Soon thereafter Fr. Hesburgh received a request from the Vatican for a copy of the dissertation. He sent it off to Rome, but heard nothing more about it until two decades later when he read the Second Vatican Council's Decree on the Apostolate of the Laity and recognized his ideas incorporated in the document, but without a single footnote of attribution.

It was, after all, prescient of this young priest to have realized so early on in his ministry that priests exist for the sake of the laity, not vice versa.

When in July 2000 he received the prestigious Congressional Gold Medal, that had first been conferred on George Washington, President Bill Clinton noted at the award ceremony in the Capitol rotunda that, among all the honors Fr. Hesburgh had received in his life, "The greatest honor you'll ever wear around your neck is the collar of a priest."

Fr.
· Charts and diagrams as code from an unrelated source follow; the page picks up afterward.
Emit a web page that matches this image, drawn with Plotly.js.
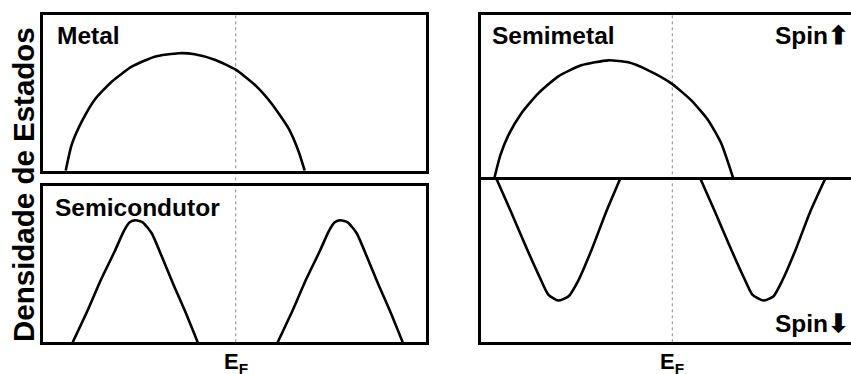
<!DOCTYPE html>
<html>
<head>
<meta charset="utf-8">
<script src="https://cdn.plot.ly/plotly-3.0.1.min.js"></script>
<style>html,body{margin:0;padding:0;background:#fff;}#chart{width:851px;height:374px;}</style>
</head>
<body>
<div id="chart"></div>
<script>
// Energy relative to E_F (arbitrary units), density of states (arbitrary units)
const energyMetal = [-1.70, -1.64, -1.54, -1.41, -1.24, -1.04, -0.81, -0.57, -0.41, -0.21, 0.00, 0.19, 0.36, 0.53, 0.63, 0.69];
const dosMetal    = [0, 0.26, 0.49, 0.71, 0.89, 1.04, 1.14, 1.175, 1.165, 1.11, 1.01, 0.86, 0.67, 0.42, 0.19, 0];

const energySemiValence = [-1.63, -1.48, -1.35, -1.21, -1.12, -1.06, -1.00, -0.93, -0.84, -0.74, -0.62, -0.51, -0.38];
const dosSemiValence    = [0, 0.32, 0.62, 0.91, 1.11, 1.20, 1.22, 1.20, 1.09, 0.86, 0.57, 0.32, 0];
const energySemiConduction = [0.42, 0.57, 0.70, 0.84, 0.93, 0.99, 1.05, 1.12, 1.21, 1.31, 1.43, 1.54, 1.67];
const dosSemiConduction    = [0, 0.32, 0.62, 0.91, 1.11, 1.20, 1.22, 1.20, 1.09, 0.86, 0.57, 0.32, 0];

const energySpinUp = [-1.78, -1.72, -1.64, -1.51, -1.34, -1.14, -0.91, -0.64, -0.44, -0.24, -0.01, 0.19, 0.36, 0.49, 0.61];
const dosSpinUp    = [0, 0.23, 0.43, 0.65, 0.85, 1.02, 1.13, 1.18, 1.16, 1.08, 0.95, 0.78, 0.58, 0.35, 0];

const energySpinDownA = [-1.76, -1.61, -1.46, -1.32, -1.24, -1.14, -1.04, -0.94, -0.81, -0.66, -0.52];
const dosSpinDownA    = [0, -0.34, -0.69, -1.00, -1.16, -1.22, -1.18, -1.02, -0.72, -0.33, 0];
const energySpinDownB = [0.28, 0.43, 0.58, 0.72, 0.80, 0.91, 1.01, 1.10, 1.23, 1.38, 1.53];
const dosSpinDownB    = [0, -0.34, -0.69, -1.00, -1.16, -1.22, -1.18, -1.02, -0.72, -0.33, 0];

const panelLabels = ['Metal', 'Semicondutor', 'Semimetal'];
const spinLabels = ['Spin⬆', 'Spin⬇'];
const yAxisLabel = 'Densidade de Estados';
const fermiLabel = 'E<sub>F</sub>';

const W = 851, H = 374;
const px = v => v / W;
const py = v => 1 - v / H;

const lineStyle = {color: '#000', width: 2.6, shape: 'spline', smoothing: 0.55};
function tr(x, y, xa, ya) {
  return {x: x, y: y, xaxis: xa, yaxis: ya, type: 'scatter', mode: 'lines', line: lineStyle, hoverinfo: 'skip', showlegend: false};
}
const data = [
  tr(energyMetal, dosMetal, 'x', 'y'),
  tr(energySemiValence, dosSemiValence, 'x2', 'y2'),
  tr(energySemiConduction, dosSemiConduction, 'x2', 'y2'),
  tr(energySpinUp, dosSpinUp, 'x3', 'y3'),
  tr(energySpinDownA, dosSpinDownA, 'x3', 'y3'),
  tr(energySpinDownB, dosSpinDownB, 'x3', 'y3')
];

const frame = {showline: true, linecolor: '#000', linewidth: 3, mirror: true, showgrid: false, zeroline: false, showticklabels: false, ticks: '', fixedrange: true};
const leftX = [-1.927, 1.903];
const rightX = [-1.913, 1.787];
const font = {family: 'Liberation Sans, Arial, sans-serif', color: '#000', size: 24.5, weight: 700};

const layout = {
  width: W, height: H,
  margin: {l: 0, r: 0, t: 0, b: 0},
  paper_bgcolor: '#fff', plot_bgcolor: 'rgba(0,0,0,0)',
  showlegend: false,
  xaxis:  Object.assign({}, frame, {domain: [px(43), px(426)], range: leftX, anchor: 'y'}),
  yaxis:  Object.assign({}, frame, {domain: [py(170.7), py(14.7)], range: [0, 1.56], anchor: 'x'}),
  xaxis2: Object.assign({}, frame, {domain: [px(43), px(426)], range: leftX, anchor: 'y2'}),
  yaxis2: Object.assign({}, frame, {domain: [py(342.3), py(186)], range: [0, 1.563], anchor: 'x2'}),
  xaxis3: Object.assign({}, frame, {domain: [px(481), 1], range: rightX, anchor: 'y3'}),
  yaxis3: Object.assign({}, frame, {domain: [py(342.3), py(14.7)], range: [-1.637, 1.636], anchor: 'x3', mirror: false,
            zeroline: true, zerolinecolor: '#000', zerolinewidth: 3}),
  shapes: [
    {type: 'line', xref: 'x', yref: 'paper', x0: 0, x1: 0, y0: py(342.3), y1: py(14.7), layer: 'below',
     line: {color: '#8a8a8a', width: 1, dash: 'dot'}},
    {type: 'line', xref: 'x3', yref: 'paper', x0: 0, x1: 0, y0: py(342.3), y1: py(14.7), layer: 'below',
     line: {color: '#8a8a8a', width: 1, dash: 'dot'}}
  ],
  annotations: [
    {text: panelLabels[0], xref: 'paper', yref: 'paper', x: px(55), y: py(36), xanchor: 'left', yanchor: 'middle', showarrow: false, font: font},
    {text: panelLabels[1], xref: 'paper', yref: 'paper', x: px(53), y: py(207), xanchor: 'left', yanchor: 'middle', showarrow: false, font: font},
    {text: panelLabels[2], xref: 'paper', yref: 'paper', x: px(490), y: py(36), xanchor: 'left', yanchor: 'middle', showarrow: false, font: font},
    {text: spinLabels[0], xref: 'paper', yref: 'paper', x: 1, y: py(35), xanchor: 'right', yanchor: 'middle', showarrow: false, font: font},
    {text: spinLabels[1], xref: 'paper', yref: 'paper', x: 1, y: py(323), xanchor: 'right', yanchor: 'middle', showarrow: false, font: font},
    {text: yAxisLabel, xref: 'paper', yref: 'paper', x: px(23), y: py(185), xanchor: 'center', yanchor: 'middle', textangle: -90, showarrow: false,
     font: Object.assign({}, font, {size: 29.5})},
    {text: fermiLabel, xref: 'x', yref: 'paper', x: 0, y: py(347), xanchor: 'center', yanchor: 'top', showarrow: false,
     font: Object.assign({}, font, {size: 22})},
    {text: fermiLabel, xref: 'x3', yref: 'paper', x: 0, y: py(347), xanchor: 'center', yanchor: 'top', showarrow: false,
     font: Object.assign({}, font, {size: 22})}
  ]
};

Plotly.newPlot('chart', data, layout, {displayModeBar: false, staticPlot: true});
</script>
</body>
</html>
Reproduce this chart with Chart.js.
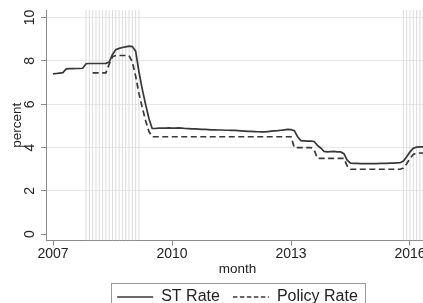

Hesburgh readily agreed. He said at the award ceremony, and repeated on so many other occasions, that the most significant day of his life was the day of his ordination to the priesthood. For years he has made the point to his many friends and countless audiences that he will require no better epitaph than "Theodore M. Hesburgh, priest."

Fr. Ted served for 35 years as president of the University of Notre Dame and as president emeritus ever since. He retired in 1987, after the university's Board of Trustees had given him a five-year extension, to age 70.

He considers his greatest achievements at Notre Dame to have been the transfer of governance from his own Congregation of Holy Cross to a lay board of trustees in 1967, and the admission of women students to the university in 1972.

In retirement, however, Fr. Ted remained active. He was elected to Harvard University's Board of Overseers -- the first priest to be so honored -- and in 1994, at age 77, became chair of the board for two terms.

His national stature is reflected in some 16 U.S. presidential appointments. In addition, he was a charter member and then chair of the Civil Rights Commission.

His other accomplishments are too numerous to list here. He is simply the greatest educational leader of our time and the greatest U.S. church leader of the 20th century.

A happy 93rd birthday and 67th anniversary to Fr. Ted!